Robert has warmly welcomed the news that farmers will be given additional support to take action to reduce water and air pollution from their land.
Over the last 15 years, the Catchment Sensitive Farming (CSF) programme has been one of the main ways to help farmers tackle pollution which results from manure, fertiliser and soil running off into rivers when it rains.
The programme – which is a partnership between Defra, Natural England and the Environment Agency – provides free 1-2-1 advice to farmers to help them reduce water and air pollution through management of farmyard manure and soils among other things.
Farmers have an important role to help protect the environment which is demonstrated by the success of Catchment Sensitive Farming – in recent years it has reduced the number of serious water pollution incidents by almost a fifth, and helped farmers access £100m in grants.
The funding for the programme will now be almost doubled, with an additional £17m over the next three years. The new annual budget will be £30m, up from £16.6m in 2020 / 21.
This means it will cover 100% of England’s farmland, up from 40% of its current coverage, with every farmer able to access advice and support by March 2023 to help them access a range of solutions to reduce pollution.
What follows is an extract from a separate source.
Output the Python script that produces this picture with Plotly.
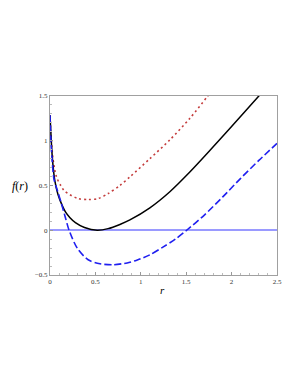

The extra funding will provide more Natural England advisers to help farmers implement practical solutions to reduce pollution, including planting new grassland buffer strips to improve drainage, establishing river side trees to reduce run off into rivers and using better slurry storage facilities to avoid accidental spillage.
Natural England teams will also help farmers apply for grants to invest in new equipment and technology, such as precision farming tools that reduce the use of fertilisers and better protect the soil.
Today’s announcement sits alongside other steps the Government is taking to tackle water pollution, including new legislation in the Environment Bill to reduce the use of storm overflows and £144m of new, additional investment from water companies on storm overflows within the current 5-year planning period (2020 – 2025).
Speaking after the announcement, Robert said: "I warmly welcome this additional funding which will help local farmers to better protect against agricultural run-off going into our rivers during times of heavy rain. This is a really important step forward in our campaign to protect and enhance the health of our local rivers in West Oxfordshire."